Tuesday 23 February 2010

Limitless Seeks to Negotiate Multi-Year Contractor Payments

The National reports that Limitless is approaching contractors reportedly seeking four year payment terms.

As well it seems Limitless is scaling back or perhaps canceling other projects.

What's also interesting is the comment that despite earlier talk about Nakheel settling with contractors no payments have been made.

When you don't have cash, you can't pay.  And then it makes eminent sense to scale back or halt current or new projects.

On the topic of Nakheel, I posted last December on how contrary to what one might expect it was actually a source of cash to the DW Group rather than a cash drain as it apparently upstreamed loans within the Group.  If the funds used to pay its recently matured Sukuk are treated as replacement debt rather than a return of funds owed it by the Group, then its financial position will not have really improved.  It will just be a case of rotation of creditors.

Thursday 18 February 2010

Limitless US$1.2 Billion Debt - Limitless Maturity?


Reuters reports that Limitless' US$1.2 billion "Islamic Loan" due next month is likely to be rolled over.  It's noted that lenders have been rolling over significant amounts of Dubai World and Nakheel debt - billions it seems.

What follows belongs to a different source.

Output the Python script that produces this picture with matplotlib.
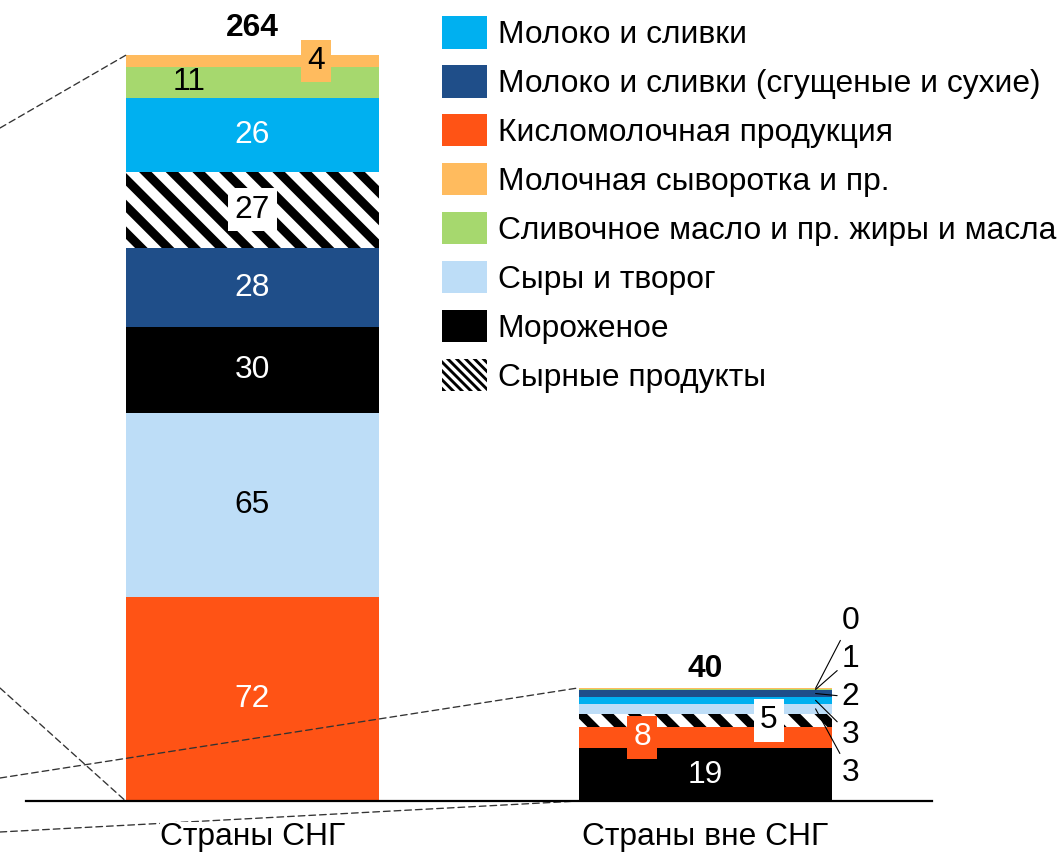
import numpy as np
import matplotlib
matplotlib.use('Agg')
import matplotlib.pyplot as plt
from matplotlib.patches import Patch, ConnectionPatch

# данные
categories = ['Страны СНГ', 'Страны вне СНГ']
series = ['Молоко и сливки',
          'Молоко и сливки (сгущеные и сухие)',
          'Кисломолочная продукция',
          'Молочная сыворотка и пр.',
          'Сливочное масло и пр. жиры и масла',
          'Сыры и творог',
          'Мороженое',
          'Сырные продукты']
cis_values = [26, 28, 72, 4, 11, 65, 30, 27]
noncis_values = [2.6, 2.2, 7.6, 0.3, 0.6, 3.4, 18.6, 4.6]
totals = [264, 40]

colors = ['#00B0F0', '#1F4E89', '#FF5315', '#FFBB5E', '#A6D86E', '#BDDDF7', '#000000', '#FFFFFF']
text_colors = ['white', 'white', 'white', 'black', 'black', 'black', 'white', 'black']
HATCHED = 'Сырные продукты'

plt.rcParams['font.family'] = ['Liberation Sans', 'DejaVu Sans']
plt.rcParams['hatch.linewidth'] = 4.0
FS = 14.3

fig = plt.figure(figsize=(1064 / 160, 857 / 160), dpi=160)
ax = fig.add_axes([26 / 1064, 56 / 857, 906 / 1064, 801 / 857])
ax.set_xlim(-0.5, 1.5)
ax.set_ylim(0, 282.5)

width = 0.56
# смещения подписей внутри столбцов (по горизонтали)
label_dx = {(0, 'Молочная сыворотка и пр.'): 0.14,
            (0, 'Сливочное масло и пр. жиры и масла'): -0.14,
            (1, 'Кисломолочная продукция'): -0.14,
            (1, HATCHED): 0.14}
boxed = {(0, 'Молочная сыворотка и пр.'), (1, 'Кисломолочная продукция')}

all_values = [cis_values, noncis_values]
callouts = []
for i, vals in enumerate(all_values):
    order = sorted(range(len(series)), key=lambda k: -vals[k])
    bottom = 0
    for k in order:
        v = vals[k]
        name = series[k]
        ax.bar(i, v, width, bottom=bottom, color=colors[k], linewidth=0,
               hatch='\\\\' if name == HATCHED else None, zorder=1)
        mid = bottom + v / 2
        if v < 4:
            callouts.append((i, mid, f'{v:.0f}'))
        else:
            bbox = None
            if name == HATCHED:
                bbox = dict(boxstyle='square,pad=0.2', facecolor='white', edgecolor='none')
            elif (i, name) in boxed:
                bbox = dict(boxstyle='square,pad=0.2', facecolor=colors[k], edgecolor='none')
            ax.text(i + label_dx.get((i, name), 0), mid, f'{v:.0f}', ha='center', va='center',
                    color=text_colors[k], fontsize=FS, bbox=bbox, zorder=3)
        bottom += v
    top = bottom
    pad = 8.6 if i == 0 else 5
    ax.annotate(str(totals[i]), (i, top), xytext=(0, pad), textcoords='offset points',
                ha='center', va='baseline', fontsize=FS, fontweight='bold')

# выноски для мелких сегментов (сверху вниз)
callouts = callouts[::-1]
for j, (i, mid, txt) in enumerate(callouts):
    ly = 9.9 + 13.4 * (len(callouts) - 1 - j)
    ax.annotate(txt, xy=(i + 0.243, mid), xytext=(i + 0.32, ly), ha='center', va='center',
                fontsize=FS, annotation_clip=False,
                arrowprops=dict(arrowstyle='-', lw=0.5, color='black', shrinkA=0, shrinkB=0))

# пунктирные линии к левой части исходной схемы
left_top = sum(cis_values)
right_top = sum(noncis_values)
connectors = [(1 - 128 / 857, (0 - width / 2, left_top)),
              (1 - 688 / 857, (0 - width / 2, 0)),
              (1 - 778 / 857, (1 - width / 2, right_top)),
              (1 - 832 / 857, (1 - width / 2, 0))]
for fy, xy in connectors:
    con = ConnectionPatch(xyA=(0, fy), coordsA='figure fraction', xyB=xy, coordsB='data',
                          axesA=ax, axesB=ax, arrowstyle='-', color='#333333', lw=0.6,
                          linestyle=(0, (5, 3)), zorder=1.2, clip_on=False)
    ax.add_artist(con)

for s in ['top', 'right', 'left']:
    ax.spines[s].set_visible(False)
ax.spines['bottom'].set_linewidth(1.0)
ax.spines['bottom'].set_color('black')
ax.set_yticks([])
ax.set_xticks([0, 1], categories)
ax.tick_params(axis='x', length=0, pad=9.5, labelsize=FS)
for lbl in ax.get_xticklabels():
    lbl.set_bbox(dict(facecolor='white', edgecolor='none', pad=0))
ax.patch.set_visible(False)

# легенда (более частая и тонкая штриховка)
plt.rcParams['hatch.linewidth'] = 1.3
handles = []
for k, name in enumerate(series):
    if name == HATCHED:
        h = Patch(facecolor='white', hatch='\\\\\\\\\\\\', linewidth=0)
    else:
        h = Patch(facecolor=colors[k], linewidth=0)
    handles.append(h)
fig.legend(handles, series, loc='upper left', bbox_to_anchor=(442 / 1064, 1 - 16 / 857),
           frameon=False, borderpad=0, borderaxespad=0, handlelength=1.42, handleheight=1.2,
           handletextpad=0.33, labelspacing=0.47, fontsize=FS)

fig.savefig('out.png', dpi=160)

The major additional bits of news from this article:
  1. Limitless' lenders want to negotiate the repayment of their loan separate from the DW rescheduling.
  2. They are currently valuing Limitless' holdings.
  3. The loan is from 2008.  It was led Emirates Bank (now part of Emirates NBD),  Emirates Islamic Bank, Arab National Bank, and National Bank of Abu Dhabi.  The syndicate also includes Royal Bank of Scotland, Hypo Real Estate (Germany) well as banks in Malaysia, Pakistan and Taiwan.
  4. I see the lenders have decided they'll try an amortizing loan this time.  A very wise move.  In fact an extremely wise move.   One that helps limit one's exposure and keep it from becoming limitless.